Monte Carlo Simulation is mainly divided into 3 sections.
1- Generating Random Input which mimics the actual event
2- Passing the generated data through the governing model
3- Evaluate the statistics
Let's take the same example of rolling a dice and find the probability using Monte Carlo Simulation with the steps mentioned above.
Generating Random Input
Let's first assume we are performing Monte Carlo Simulation in the physical world. If I need to generate a random input to governing model I simply have to roll the dice n number of times and record what is the output of each event. Similarly when simulating it on computer programs like Python, R, or MATLAB. we can generate the random data with PRNG (Pseudo-random number generator). The data generated from PRNG can not be truly random as it is generated by some software program. The data distribution is controllable by the user. Monte Carlo performed on data generated from True Random Number Generator (TRNG) may give better results than PRNG. But as significantly large samples are used in the simulation and individual Monte Carlo Runs can be performed n number of times on a computer, it works well with PRNG. In the case of our example, we can generate data as dice rolling events on the software mentioned above, the randomly generated data will be a single number between 1 to 6. Sometimes PRNG data needed to be converted to the range of inputs to the governing model.
The governing model
The governing model is a black box that takes randomly generated data as an input and checks the conditions as per the modeled parameters to generate the output. In our case, the input to this block is the result of a dice rolling event, which is any number between 1 to 6. As we want to know what is the probability of getting Number 4, the governing model will maintain two separate counters, one for the total number of events and the other for the number of desired outcomes.
Evaluate the statistics
In the last stage of the Monte Carlo Run, the probability is calculated till the recent iteration of the simulation. The evaluated statistics will reach the theoretical value as the number of iterations goes on increasing.
Graphical Result of Monte Carlo Simulation
As shown in figure 1. The probability of getting Number 4 in the dice rolling experiment reaches theoretical probability as the number of iterations increases.
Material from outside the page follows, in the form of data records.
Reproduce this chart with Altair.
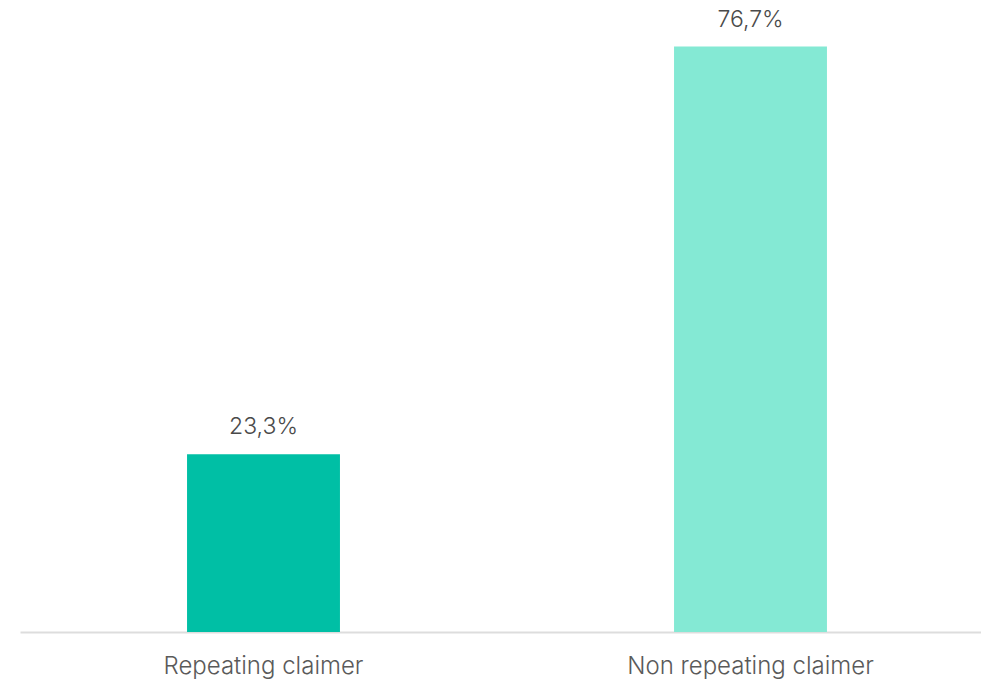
import altair as alt
import pandas as pd

categories = ["Repeating claimer", "Non repeating claimer"]
values = [23.3, 76.7]
labels = ["23,3%", "76,7%"]
colors = ["#00BFA5", "#84E9D4"]

df = pd.DataFrame({"cat": categories, "val": values, "label": labels})

x = alt.X("cat:N", sort=categories, title=None,
          scale=alt.Scale(paddingInner=0.686, paddingOuter=0.343, range=[0, 974]),
          axis=alt.Axis(labelAngle=0, labelFontSize=24, labelColor="#5a5a5a",
                        labelFont="Inter", labelPadding=22, ticks=False, labelLimit=500,
                        domainColor="#DDDDDD", domainWidth=2, labelFontWeight=300))
y = alt.Y("val:Q", scale=alt.Scale(domain=[0, 82.8], nice=False), axis=None)

bars = alt.Chart(df).mark_bar().encode(
    x=x, y=y,
    color=alt.Color("cat:N", scale=alt.Scale(domain=categories, range=colors), legend=None),
)
text = alt.Chart(df).mark_text(baseline="bottom", dy=-15, fontSize=23, color="#4a4a4a",
                               font="Inter", fontWeight=300).encode(
    x=alt.X("cat:N", sort=categories), y="val:Q", text="label:N")

chart = alt.layer(bars, text).properties(
    width=961, height=632, background="white",
    autosize=alt.AutoSizeParams(type="none"),
    padding={"left": 20, "top": 0, "right": 0, "bottom": 48},
).configure_view(stroke=None)

chart.save("out.html", embed_options={"renderer": "svg", "actions": False})
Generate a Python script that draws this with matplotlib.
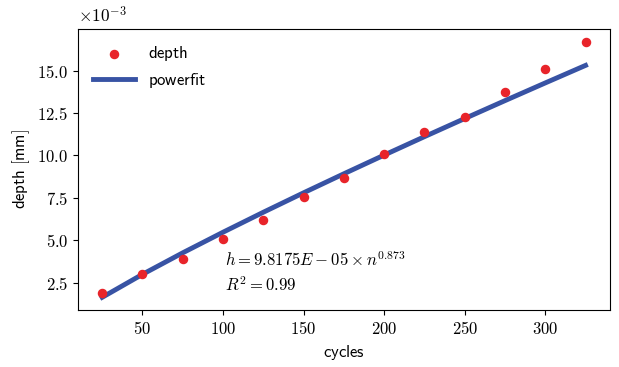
import numpy as np
import matplotlib
matplotlib.use('Agg')
import matplotlib.pyplot as plt
from matplotlib.ticker import FuncFormatter

plt.rcParams['mathtext.fontset'] = 'cm'
plt.rcParams['font.family'] = 'DejaVu Sans'

# data (depth in units of 1e-3 mm)
cycles = [25, 50, 75, 100, 125, 150, 175, 200, 225, 250, 275, 300, 325]
depth = [1.91, 3.02, 3.90, 5.10, 6.22, 7.52, 8.66, 10.08, 11.36, 12.24, 13.72, 15.12, 16.70]
# power fit h = 9.8175E-05 * n^0.873, tabulated at the same cycles
fit = [1.631, 2.987, 4.255, 5.470, 6.647, 7.794, 8.916, 10.018, 11.104, 12.173, 13.229, 14.273, 15.307]

fig, ax = plt.subplots(figsize=(6.19, 3.67), dpi=100)
ax.scatter(cycles, depth, color='#e8242a', s=34, zorder=3, label=r'$\mathsf{depth}$')
ax.plot(cycles, fit, color='#3853a4', lw=3.5, label=r'$\mathsf{powerfit}$')

ax.set_xlabel(r'$\mathsf{cycles}$', fontsize=12)
ax.set_ylabel(r'$\mathsf{depth\ [mm]}$', fontsize=12)

ax.xaxis.set_major_formatter(FuncFormatter(lambda v, p: r'$%d$' % v))
ax.yaxis.set_major_formatter(FuncFormatter(lambda v, p: r'$%.1f$' % v))
ax.tick_params(labelsize=12)
ax.text(0.0, 1.01, r'$\times10^{-3}$', transform=ax.transAxes, fontsize=12.5,
        ha='left', va='bottom')

ax.text(101, 2.0, r'$h = 9.8175E-05\times n^{0.873}$' + '\n' + r'$R^2 = 0.99$',
        fontsize=12, linespacing=1.4)

ax.legend(loc='upper left', frameon=False, fontsize=12, handlelength=2.5)

fig.subplots_adjust(left=0.126, right=0.985, top=0.921, bottom=0.155)
fig.savefig('out.png', dpi=100)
Figure 2 shows the error between theoretical probability and observed probability at each iteration. As the probability reaches the theoretical value, the error reaches zero.
We have cross verified the results because we were knowing the value of theoretical probability as the example was quite simple. So let’s simulate another little bit complex example to see how Monte Carlo is useful.
Let’s assume we have 10 dice, we roll all of them simultaneously. What is the probability that we get the summation of all dice to be equal to 30? As there will be multiple combinations that can sum up to 30, the problem is quite difficult to solve on paper. So let's see what Monte Carlo Simulation tells.
After 1 million iterations the estimated probability is 0.048414 which is 4.8414%. We don’t have a theoretical probability for comparison, but the value given by one online portal is 4.846% which is close to the values estimated by Monte Carlo Simulation.
In essence, the Monto Carlo Simulation is strongly based on the law of large numbers and randomness very similar to the real world. It is intuitive that if over a large number of experiments observed probability matches with theoretical probability. So in another way, if the same experiment is simulated by generating random samples after many iterations the observed probability must be close to theoretical.